By the cathedral I also met a woman who called herself Butterfly. She was the local homeless animal care-taker and she even had a badge to prove it. Nowhere near the number of cats you see in Istanbul (and far more nervous which is a testament to the generally safe environment the Turks offer to their feline friends) but they still came out of the fallen woodwork for a bit of love from Butterfly.

My timing was impeccable too because I happened to visit the quaint town clock at midday which resulted in quite  a lot of to-ings and fro-ings out of various hatches of  the rather wonky clock.

Later I took a ride on the recently renovated  funicular ( after its previous incarnation had a rather tragic free-fall accident) up to the town's fortress and visited an enormous statue of a woman clutching a sword in one hand - to keep the invaders out -Georgia's had its fair share so I understand the sentiment  - and a cup of wine in the other - but of course!) I loved clambering all over the fortress. It's Eastern Europe after all. No such thing as Health & Safety precautions here except perhaps on said funicular after aforementioned tragedy.
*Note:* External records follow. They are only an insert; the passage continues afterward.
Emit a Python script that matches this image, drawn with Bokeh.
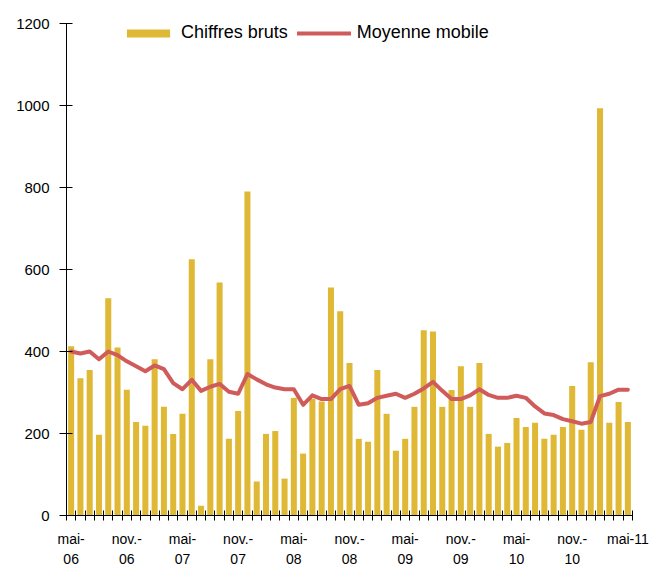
from bokeh.plotting import figure
from bokeh.models import Range1d, FixedTicker, Legend, LegendItem
from bokeh.embed import file_html
from bokeh.resources import INLINE

months = [
    "mai-06", "juin-06", "juil.-06", "août-06", "sept.-06", "oct.-06", "nov.-06", "déc.-06",
    "janv.-07", "févr.-07", "mars-07", "avr.-07", "mai-07", "juin-07", "juil.-07", "août-07",
    "sept.-07", "oct.-07", "nov.-07", "déc.-07", "janv.-08", "févr.-08", "mars-08", "avr.-08",
    "mai-08", "juin-08", "juil.-08", "août-08", "sept.-08", "oct.-08", "nov.-08", "déc.-08",
    "janv.-09", "févr.-09", "mars-09", "avr.-09", "mai-09", "juin-09", "juil.-09", "août-09",
    "sept.-09", "oct.-09", "nov.-09", "déc.-09", "janv.-10", "févr.-10", "mars-10", "avr.-10",
    "mai-10", "juin-10", "juil.-10", "août-10", "sept.-10", "oct.-10", "nov.-10", "déc.-10",
    "janv.-11", "févr.-11", "mars-11", "avr.-11", "mai-11",
]

chiffres_bruts = [
    413, 335, 355, 197, 530, 410, 307, 228, 219, 381, 265, 199, 248, 625, 24, 381,
    568, 187, 255, 790, 83, 199, 206, 90, 287, 151, 285, 278, 556, 498, 372, 187,
    180, 355, 248, 158, 187, 265, 452, 449, 265, 306, 364, 265, 372, 199, 168, 177,
    238, 216, 226, 187, 197, 216, 316, 209, 374, 993, 226, 277, 228,
]

moyenne_mobile = [
    400, 395, 400, 381, 400, 391, 376, 364, 352, 366, 357, 323, 308, 331, 304, 314,
    321, 302, 297, 345, 332, 320, 312, 308, 308, 270, 293, 284, 284, 308, 316, 270,
    274, 287, 292, 297, 287, 297, 310, 326, 304, 284, 284, 293, 308, 294, 287, 287,
    292, 287, 266, 249, 245, 235, 230, 224, 228, 291, 297, 307, 307,
]

tick_labels = [
    "mai-\n06", "nov.-\n06", "mai-\n07", "nov.-\n07", "mai-\n08", "nov.-\n08",
    "mai-\n09", "nov.-\n09", "mai-\n10", "nov.-\n10", "mai-11",
]
y_ticks = [0, 200, 400, 600, 800, 1000, 1200]

FONT = "Liberation Sans"
BAR_COLOR = "#DFB935"
LINE_COLOR = "#CF5B5B"

n = len(months)
x = [i + 0.5 for i in range(n)]
label_pos = [i + 0.5 for i in range(0, n, 6)]

p = figure(width=650, height=570, output_backend="svg", toolbar_location=None,
           x_range=Range1d(0, n), y_range=Range1d(0, 1200),
           min_border_left=66, min_border_right=18, min_border_top=23, min_border_bottom=55)
p.outline_line_color = None
p.xgrid.visible = False
p.ygrid.visible = False
p.background_fill_color = "white"
p.border_fill_color = "white"

bars = p.vbar(x=x, top=chiffres_bruts, width=0.65, bottom=0,
              fill_color=BAR_COLOR, line_color=None)
line = p.line(x=x, y=moyenne_mobile, line_color=LINE_COLOR, line_width=4,
              line_join="round", line_cap="round")

# X axis
xa = p.xaxis[0]
xa.ticker = FixedTicker(ticks=label_pos, minor_ticks=list(range(n + 1)))
xa.major_label_overrides = {pos: lab for pos, lab in zip(label_pos, tick_labels)}
xa.major_tick_in = 0
xa.major_tick_out = 0
xa.minor_tick_in = 5
xa.minor_tick_out = 5
xa.minor_tick_line_color = "black"
xa.axis_line_color = "black"
xa.major_label_standoff = 10
xa.major_label_text_font = FONT
xa.major_label_text_font_size = "14px"
xa.major_label_text_color = "black"
xa.major_label_text_line_height = 1.25
xa.major_label_orientation = "horizontal"

# Y axis
ya = p.yaxis[0]
ya.ticker = FixedTicker(ticks=y_ticks, minor_ticks=[])
ya.major_tick_in = 6
ya.major_tick_out = 7
ya.major_tick_line_color = "black"
ya.axis_line_color = "black"
ya.major_label_standoff = 10
ya.major_label_text_font = FONT
ya.major_label_text_font_size = "15px"
ya.major_label_text_color = "black"

legend = Legend(items=[LegendItem(label="Chiffres bruts", renderers=[bars]),
                       LegendItem(label="Moyenne mobile", renderers=[line])],
                orientation="horizontal", location=(55, 472),
                border_line_color=None, background_fill_alpha=0,
                padding=0, margin=0, spacing=9, label_standoff=6,
                glyph_width=54, glyph_height=10,
                label_text_font=FONT, label_text_font_size="18px",
                label_text_color="black")
p.add_layout(legend, "center")

open("out.html", "w").write(file_html(p, INLINE))
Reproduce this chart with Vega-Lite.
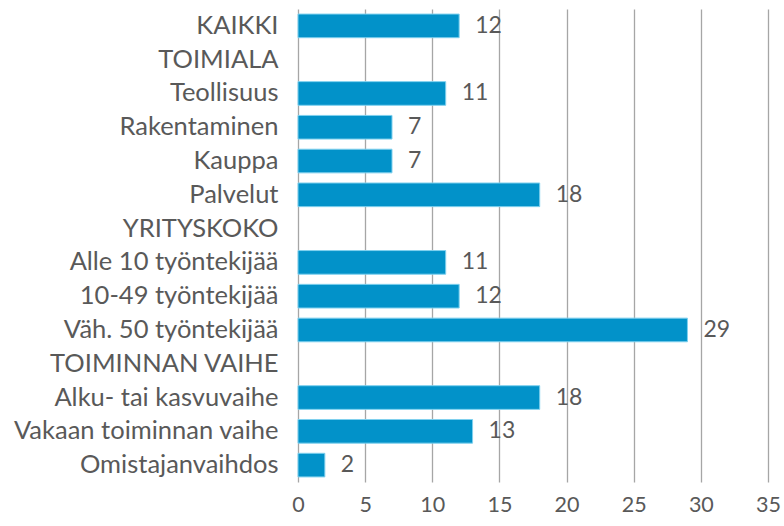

Obligatory Church next to fortress
 In the evening I ate a restaurant known as the KGB. My meal was sublime - so full of fresh herbs I thought I was growing a garden in my mouth. I  mean if the KGB could really cook like that they would have had world domination for sure!

I loved Tbilisi. After the choke and grind of Istanbul, everything about this town appealed to me.  If I didn't have my two laydees at home, I would definitely contemplate teaching in Georgia instead. Much more my style.